Our mission is to work towards full abolition of the sex trade, lobbying and campaigning around legislation that protects women. Now more than ever we believe this is the only way to keep women safe and protected. Under an abolitionist legal framework, society recognises that women are not saleable objects and should have choices, which come from a place of stability, not mere survival. 

As Fiona Broadfoot, a survivor of international trafficking and prostitution says, “The UK needs to criminalise men who abuse women through prostitution because its demand creates the supply. Without demand from these men, there would be no supply of vulnerable women and girls to be bought and sold.” 

Our experience delivering frontline services indicates strongly that this model, alongside provision of holistic exiting services – is essential to break down the barriers and enable women to exit prostitution.

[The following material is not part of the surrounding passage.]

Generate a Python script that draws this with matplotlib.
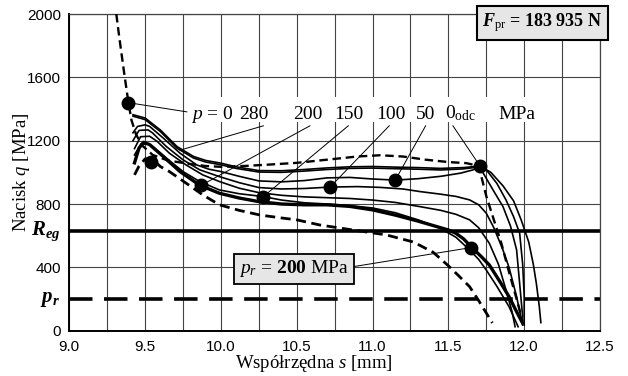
import matplotlib
matplotlib.use("Agg")
import matplotlib.pyplot as plt
from matplotlib.patches import Rectangle
from matplotlib.ticker import MultipleLocator

plt.rcParams['mathtext.fontset'] = 'custom'
plt.rcParams['mathtext.rm'] = 'Liberation Serif'
plt.rcParams['mathtext.it'] = 'Liberation Serif:italic'
plt.rcParams['mathtext.bf'] = 'Liberation Serif:bold'
plt.rcParams['mathtext.bfit'] = 'Liberation Serif:italic:bold'

SERIF = 'Liberation Serif'
SANS = 'Liberation Sans'

# ---------------- data ----------------
# p = 0 (upper dashed)
xA = [9.31, 9.33, 9.36, 9.39, 9.41, 9.44, 9.48, 9.55, 9.65, 9.78, 9.9, 10.0, 10.15, 10.3, 10.5,
      10.7, 10.9, 11.05, 11.2, 11.35, 11.5, 11.62, 11.7, 11.75, 11.8, 11.85, 11.9, 11.95, 11.99]
yA = [2000, 1850, 1640, 1440, 1330, 1240, 1170, 1110, 1075, 1055, 1040, 1035, 1040, 1048, 1060,
      1080, 1100, 1108, 1100, 1080, 1065, 1058, 1040, 850, 700, 550, 370, 200, 60]

# top solid
xB = [9.42, 9.5, 9.6, 9.71, 9.82, 9.9, 10.0, 10.1, 10.25, 10.4, 10.55, 10.7, 10.85, 11.0, 11.15,
      11.3, 11.45, 11.6, 11.71, 11.78, 11.86, 11.93, 11.98, 12.03, 12.06, 12.08, 12.10, 12.11]
yB = [1364, 1343, 1268, 1163, 1100, 1075, 1058, 1035, 1011, 1010, 1018, 1028, 1035, 1037, 1033,
      1030, 1025, 1030, 1040, 1000, 915, 820, 700, 560, 420, 300, 150, 51]

# second solid close to the top one
xB2 = [9.42, 9.5, 9.6, 9.71, 9.82, 9.9, 10.0, 10.1, 10.25, 10.4, 10.55, 10.7, 10.85, 11.0, 11.15,
       11.3, 11.45, 11.6, 11.71, 11.73, 11.8, 11.86, 11.91, 11.95, 11.99]
yB2 = [1355, 1333, 1258, 1153, 1090, 1065, 1048, 1025, 1002, 1000, 1008, 1018, 1025, 1027, 1023,
       1020, 1015, 1022, 1035, 995, 880, 784, 660, 510, 88]

xC = [9.42, 9.45, 9.5, 9.53, 9.62, 9.73, 9.84, 9.92, 10.0, 10.12, 10.25, 10.4, 10.55, 10.7, 10.85,
      11.0, 11.15, 11.3, 11.45, 11.58, 11.66, 11.71, 11.75, 11.82, 11.88, 11.93, 11.97, 11.99, 12.0, 12.0]
yC = [1250, 1290, 1300, 1290, 1216, 1121, 1047, 1020, 1005, 975, 946, 940, 948, 965, 968,
      958, 951, 960, 975, 995, 1015, 1035, 1016, 930, 826, 720, 616, 420, 220, 36]

xD = [9.42, 9.46, 9.52, 9.55, 9.64, 9.75, 9.86, 9.99, 10.12, 10.25, 10.4, 10.55, 10.72, 10.9, 11.05,
      11.2, 11.31, 11.45, 11.55, 11.64, 11.7, 11.75, 11.8, 11.86, 11.9, 11.95, 11.99]
yD = [1200, 1265, 1268, 1248, 1163, 1079, 1016, 973, 935, 904, 895, 898, 907, 910, 905,
      895, 879, 862, 848, 826, 795, 742, 650, 510, 400, 215, 36]

xE = [9.43, 9.47, 9.53, 9.58, 9.66, 9.77, 9.88, 9.99, 10.12, 10.25, 10.4, 10.55, 10.7, 10.85, 11.0,
      11.15, 11.31, 11.45, 11.55, 11.64, 11.7, 11.77, 11.83, 11.88, 11.92, 11.94]
yE = [1150, 1225, 1228, 1195, 1121, 1047, 984, 942, 900, 872, 855, 845, 840, 835, 825,
      810, 784, 760, 735, 700, 650, 552, 420, 257, 120, 25]

xF = [9.43, 9.47, 9.52, 9.55, 9.64, 9.75, 9.86, 9.99, 10.12, 10.28, 10.4, 10.55, 10.7, 10.85, 11.0,
      11.15, 11.3, 11.45, 11.55, 11.64, 11.7, 11.75, 11.82, 11.9, 11.96]
yF = [1110, 1175, 1180, 1163, 1090, 1005, 942, 889, 865, 847, 825, 808, 800, 790, 775,
      745, 700, 645, 590, 510, 450, 383, 280, 152, 25]

# thick curve (p_r = 200 MPa)
xT = [9.43, 9.46, 9.49, 9.53, 9.62, 9.73, 9.84, 9.87, 9.99, 10.12, 10.25, 10.4, 10.55, 10.7, 10.85,
      11.0, 11.15, 11.3, 11.45, 11.5, 11.55, 11.6, 11.65, 11.72, 11.77, 11.84, 11.9, 11.95, 11.99]
yT = [1060, 1153, 1190, 1175, 1100, 1005, 932, 915, 868, 838, 815, 800, 795, 795, 785,
      763, 730, 692, 650, 636, 615, 580, 531, 465, 415, 310, 215, 120, 47]

# lower dashed
xG = [9.43, 9.46, 9.5, 9.54, 9.6, 9.66, 9.77, 9.88, 9.99, 10.12, 10.26, 10.4, 10.5, 10.65, 10.87,
      11.09, 11.27, 11.4, 11.5, 11.57, 11.64, 11.7, 11.75, 11.79]
yG = [984, 1040, 1085, 1090, 1037, 1005, 932, 858, 795, 760, 730, 712, 700, 668, 636,
      605, 560, 495, 410, 345, 278, 190, 112, 49]

# marked points
dot_x = [9.39, 9.54, 9.87, 10.28, 10.72, 11.15, 11.71, 11.65]
dot_y = [1440, 1068, 918, 847, 907, 951, 1038, 525]

Reg = 630
p_r = 200

# labels of the curve family and the points they point at
lab_text = [r'$p$ = 0', '280', '200', '150', '100', '50', r'0$_{\mathrm{odc}}$', 'MPa']
lab_x = [9.94, 10.22, 10.57, 10.845, 11.12, 11.35, 11.58, 11.95]
lead_start_x = [9.775, 10.28, 10.587, 10.84, 11.11, 11.35, 11.53]
lead_end_x = [9.39, 9.73, 9.87, 10.28, 10.72, 11.15, 11.71]
lead_end_y = [1440, 1140, 918, 847, 907, 951, 1038]

xticks = [9.0, 9.5, 10.0, 10.5, 11.0, 11.5, 12.0, 12.5]
yticks = [0, 400, 800, 1200, 1600, 2000]

# ---------------- figure ----------------
fig = plt.figure(figsize=(6.28, 3.76), dpi=100)
ax = fig.add_axes([69.3 / 628, 1 - 330.7 / 376, (600 - 69.3) / 628, (330.7 - 14) / 376])
ax.set_xlim(9.0, 12.5)
ax.set_ylim(0, 2000)

ax.set_xticks(xticks)
ax.set_xticklabels([f'{v:.1f}' for v in xticks], fontfamily=SANS, fontsize=11)
ax.xaxis.set_minor_locator(MultipleLocator(0.25))
ax.set_yticks(yticks)
ax.set_yticklabels([str(v) for v in yticks], fontfamily=SANS, fontsize=11)
ax.tick_params(axis='both', which='both', length=0)
ax.tick_params(axis='x', pad=7)
ax.tick_params(axis='y', pad=6)
ax.grid(True, which='both', axis='x', color='#444444', lw=0.8, zorder=0)
ax.grid(True, which='major', axis='y', color='#444444', lw=0.8, zorder=0)
ax.set_axisbelow(True)
for s in ['top', 'right']:
    ax.spines[s].set_color('#444444')
    ax.spines[s].set_linewidth(0.9)
for s in ['left', 'bottom']:
    ax.spines[s].set_color('black')
    ax.spines[s].set_linewidth(1.4)

# horizontal reference lines
ax.axhline(Reg, color='black', lw=2.6, zorder=2)
ax.axhline(p_r, color='black', lw=2.6, ls=(0, (6.5, 3.2)), zorder=2)

# curves
thin = 1.2
dash = (0, (3.6, 2.0))
ax.plot(xA, yA, color='black', lw=1.7, ls=dash, zorder=3)
ax.plot(xB, yB, color='black', lw=thin, zorder=3)
ax.plot(xB2, yB2, color='black', lw=thin, zorder=3)
ax.plot(xC, yC, color='black', lw=thin, zorder=3)
ax.plot(xD, yD, color='black', lw=thin, zorder=3)
ax.plot(xE, yE, color='black', lw=thin, zorder=3)
ax.plot(xF, yF, color='black', lw=thin, zorder=3)
ax.plot(xT, yT, color='black', lw=2.4, zorder=3)
ax.plot(xG, yG, color='black', lw=2.0, ls=dash, zorder=3)

ax.plot(dot_x, dot_y, 'o', color='black', ms=9, zorder=5)

# white label band
ax.add_patch(Rectangle((9.78, 1315), 12.15 - 9.78, 1477 - 1315, facecolor='white',
                       edgecolor='none', zorder=4))
for t, x in zip(lab_text, lab_x):
    ax.text(x, 1340, t, fontfamily=SERIF, fontsize=14, ha='center', va='baseline', zorder=6)

# leader lines
for i, (xs, xe, ye) in enumerate(zip(lead_start_x, lead_end_x, lead_end_y)):
    ys = 1382 if i == 0 else 1294
    ax.plot([xs, xe], [ys, ye], color='black', lw=0.7, zorder=6)

# p_r box + leader
ax.plot([10.87, 11.65], [404, 525], color='black', lw=0.7, zorder=6)
ax.text(10.48, 390, r'$p_r$ = $\mathbf{200}$ MPa', fontfamily=SERIF, fontsize=14,
        ha='center', va='center', zorder=7,
        bbox=dict(boxstyle='square,pad=0.25', facecolor='#e6e6e6', edgecolor='black', lw=1.3))

# side labels R_eg and p_r
trans = ax.get_yaxis_transform()
ax.text(-0.017, Reg, r'$\mathbfit{R}_{\mathbfit{eg}}$', transform=trans, ha='right', va='center',
        fontsize=15, fontfamily=SERIF)
ax.text(-0.017, p_r, r'$\mathbfit{p}_{\mathbfit{r}}$', transform=trans, ha='right', va='center',
        fontsize=15, fontfamily=SERIF)

# F_pr box
fig.text(542.5 / 628, 1 - 23 / 376, r'$\mathbfit{F}_{\mathrm{pr}}$ = 183 935 N', fontfamily=SERIF,
         fontweight='bold', fontsize=13, ha='center', va='center',
         bbox=dict(boxstyle='square,pad=0.3', facecolor='#e6e6e6', edgecolor='black', lw=1.5))

# axis titles
fig.text(22 / 628, 1 - 172 / 376, r'Nacisk $q$ [MPa]', rotation=90, fontfamily=SERIF,
         fontsize=13.5, ha='center', va='center')
fig.text(314 / 628, 1 - 364 / 376, r'Współrzędna $s$ [mm]', fontfamily=SERIF,
         fontsize=13.5, ha='center', va='center')

fig.savefig('out.png', dpi=100)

Shaping a society in which commercialised, one sided sexual gratification has no place. 

The UN Trust Fund to End Violence against Women, the only global grant-making mechanism dedicated to ending and preventing all forms of violence against women, has announced a special fundraising challenge, Give25forUNTF25, marking 25 years of grant-making to support women’s organisations around the world.We believe that female only support and advocacy services such as women@thewellplay an essential and imperative role in the fight against violence against women and girls. 

During the next sixteen days, we celebrate the hard work and commitment by individuals and organisations across the globe – who advocate for change and the end to violence against women each and every day.